Are you a closet slob? Here’s how to clean up your act
Laura Leist, CPO, is a speaker, productivity consultant and the best-selling author of Eliminate Chaos: The 10-Step Process to Organize Your Home & Life. She founded the Seattle-based organizing services firm Eliminate Chaos in 2000 and is the President of NAPO (National Association of Professional Organizers). Laura is a frequent guest on TV, radio and has been published in several national newspapers and magazines.
The changing of the season offers the perfect opportunity to assess your closet situation, as I did recently with a client. I’ll call her “Nancy” and walk you through the closet makeover and organization process to give you some quick and simple ideas on how to eliminate the chaos in your closet.
Before we could decide how the closet would be designed and organized, it was important to discuss Nancy’s closet needs. She told me there were many things in the closet that did not need to have a “home” there, such as the kitty litter, gifts and fancy hats that were memorabilia and not worn regularly. She also indicated there were a lot of clothes spread throughout the house that she’d like to have in this closet.
Nancy had completed one of the most difficult and time-consuming steps of the organization process before I arrived. She had sorted her clothes and eliminated many that she no longer wore, were out-of-style, were not her color, or no longer made her feel good when she wore them.
At this point we needed to group “like” items together so we could begin to see the quantities of clothing for which we needed to design a space. We looked at the following:
- The number of “long-hanging” items, such as skirts, dresses and pants.
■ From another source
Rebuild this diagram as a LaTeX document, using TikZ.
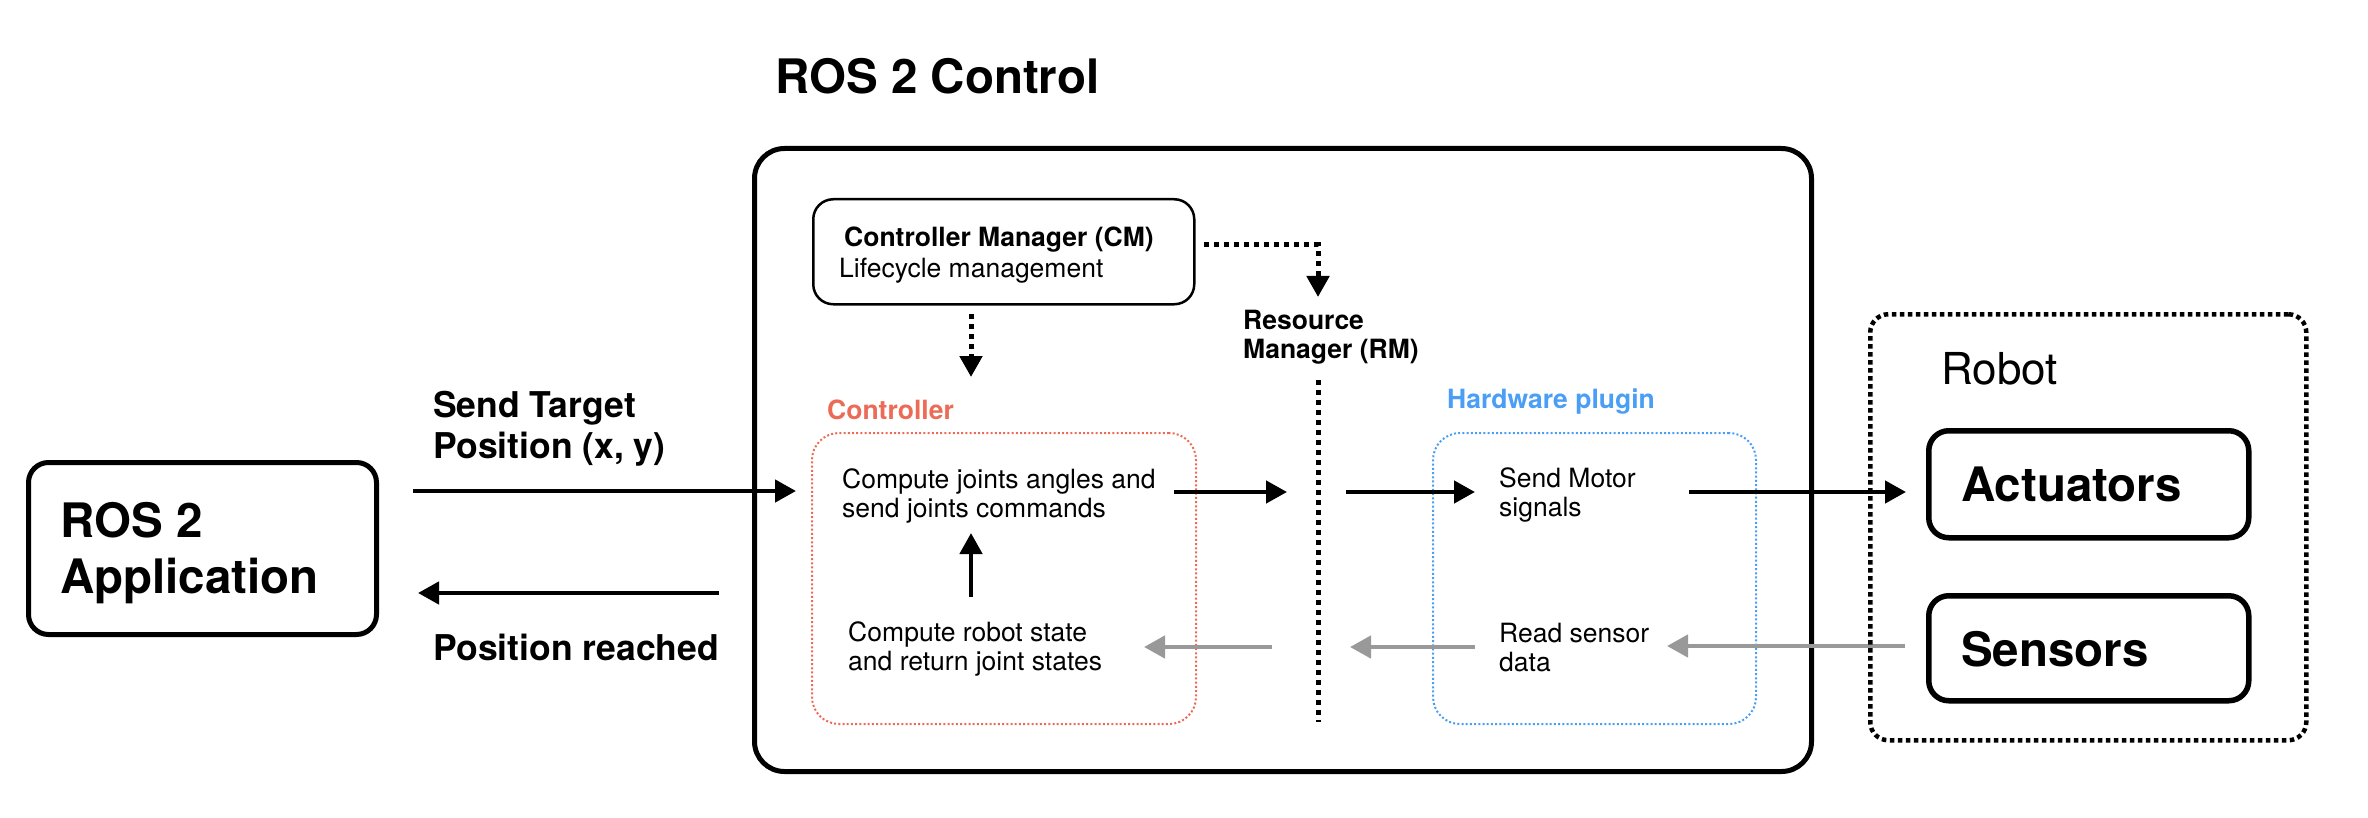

- The number of “short-hanging” items, such as shirts and blouses.
- The number of shoes and boots.
We also looked at the amount of summer clothes as well as the purses and hats that needed to be stored. By knowing the number of inches needed for each of the different types of hanging items, as well as the number of shoes and the amount of clothing that needed to be in drawers, we had a good basis for starting the initial closet redesign.
Nancy had four shelves for her shoes. We knew this would be enough because we counted the number of pairs she usually wears. We also gave Nancy two shelves to hold her purses and hats as well as a shelf for her summer shorts and tank tops. Nancy placed her purses in baskets, which helped to contain them and gave the closet a cleaner look.
It’s amazing how redesigning the space created additional space to bring more clothes into the closet. Although we eliminated a few things, we added more than we removed. And in the end, we even had an empty shelf on the top!
Tips for closet organization
- About 80 percent of the clutter in your home is a result of disorganization, not lack of space.
- If it doesn’t make you look good or feel good — let it go, because it’s just taking up space. You will always find something else.
- Unsure of the last time you wore that blouse or those pants? Place all clothing on hangers in the opposite direction of how you normally hang items. After you wear the item, put it back on the hanger in your “normal” direction. After six months, you’ll be able to assess what you have not worn.
- If you don’t have drawers in your closet, use baskets or plastic bins to help contain items such as hats, T-shirts, scarves, purses, etc. — anything you would rather not see just lying on an open shelf.
- If you are going to install a new closet system, first decide whether you want pants to be hung at full-length, folded at half-length or folded and placed on a shelf. This can make a big difference in how you design the space.